[Figure scripts]
·····

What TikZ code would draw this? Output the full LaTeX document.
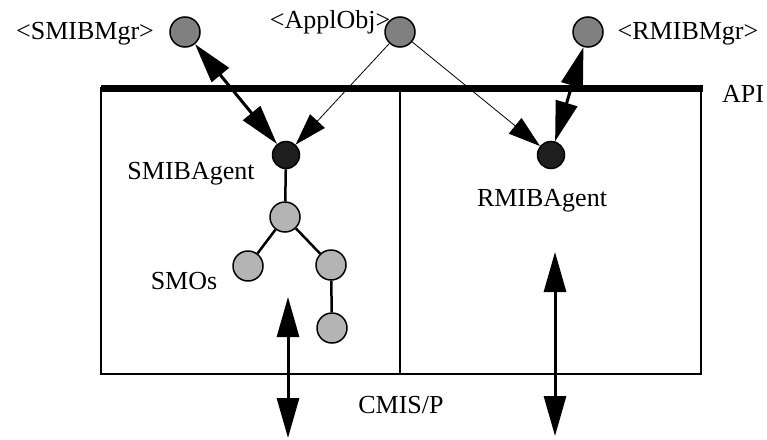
\documentclass[tikz,border=0pt]{standalone}
\usepackage{fontspec}
\setmainfont{Liberation Serif}
\usetikzlibrary{arrows.meta}
\definecolor{mgrgray}{RGB}{128,128,128}
\definecolor{agentdark}{RGB}{30,30,30}
\definecolor{smogray}{RGB}{180,180,180}

\begin{document}
\begin{tikzpicture}[x=1pt,y=-1pt,
  obj/.style={circle, draw, line width=1.5pt, minimum size=30pt, inner sep=0pt},
  mgr/.style={obj, fill=mgrgray},
  agent/.style={obj, fill=agentdark, minimum size=27pt},
  smo/.style={obj, fill=smogray},
  lbl/.style={font=\fontsize{26}{30}\selectfont, inner sep=0pt, anchor=base},
  bigarrow/.style={line width=3pt, >={Triangle[length=40pt,width=22pt]}, <->},
  thinarrow/.style={line width=0.8pt, -{Triangle[length=32pt,width=20pt]}}]
  \useasboundingbox (0,0) rectangle (767,439);
  % boxes
  \draw[line width=2.5pt] (101,88) rectangle (701,374);
  \draw[line width=2.5pt] (400,88) -- (400,374);
  \draw[line width=7pt] (101,88) -- (703,88);
  % objects
  \node[mgr] (smibmgr) at (185,32) {};
  \node[mgr] (applobj) at (400,32) {};
  \node[mgr] (rmibmgr) at (588,32) {};
  \node[agent] (smibagent) at (286,155) {};
  \node[agent] (rmibagent) at (551,155) {};
  \node[smo] (smoa) at (285,217) {};
  \node[smo] (smob) at (248,266) {};
  \node[smo] (smoc) at (331,265) {};
  \node[smo] (smod) at (332,328) {};
  % labels
  \node[lbl] (lsmibmgr) at (85,39) {<SMIBMgr>};
  \node[lbl] (lapplobj) at (330,28) {<ApplObj>};
  \node[lbl] (lrmibmgr) at (688,39) {<RMIBMgr>};
  \node[lbl] (lapi) at (743,102) {API};
  \node[lbl] (lsmibagent) at (191,179) {SMIBAgent};
  \node[lbl] (lrmibagent) at (542,206) {RMIBAgent};
  \node[lbl] (lsmos) at (184,289) {SMOs};
  \node[lbl] (lcmisp) at (401,413) {CMIS/P};
  % tree
  \draw[line width=2.5pt] (smibagent) -- (smoa);
  \draw[line width=2.5pt] (smoa) -- (smob);
  \draw[line width=2.5pt] (smoa) -- (smoc);
  \draw[line width=2.5pt] (smoc) -- (smod);
  % connectors
  \draw[bigarrow] (smibmgr) -- (smibagent);
  \draw[bigarrow] (rmibmgr) -- (rmibagent);
  \draw[thinarrow] (applobj) -- (smibagent);
  \draw[thinarrow] (applobj) -- (rmibagent);
  \coordinate (cmisltop) at (288,297);
  \coordinate (cmislbot) at (288,438);
  \coordinate (cmisrtop) at (555,252);
  \coordinate (cmisrbot) at (555,436);
  \draw[bigarrow] (cmisltop) -- (cmislbot);
  \draw[bigarrow] (cmisrtop) -- (cmisrbot);
\end{tikzpicture}
\end{document}
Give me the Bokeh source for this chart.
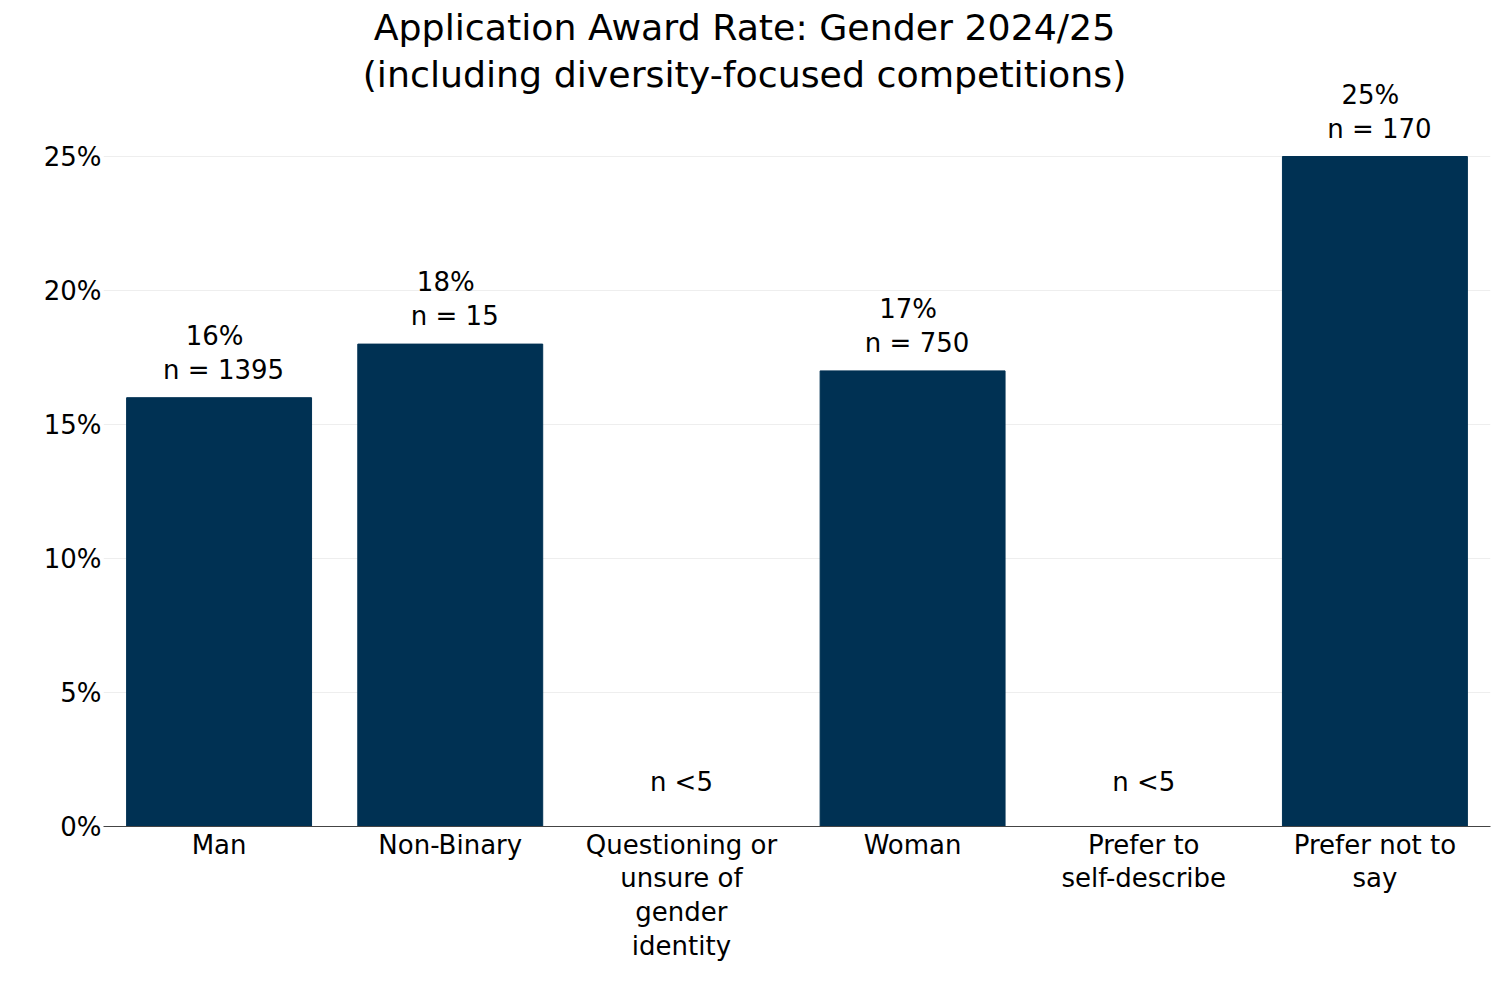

·····

Each line that has the word "this" should be copied.

◆ PROBLEM SOLUTION:
What TikZ code would draw this? Output the full LaTeX document.
Give me the Bokeh source for this chart.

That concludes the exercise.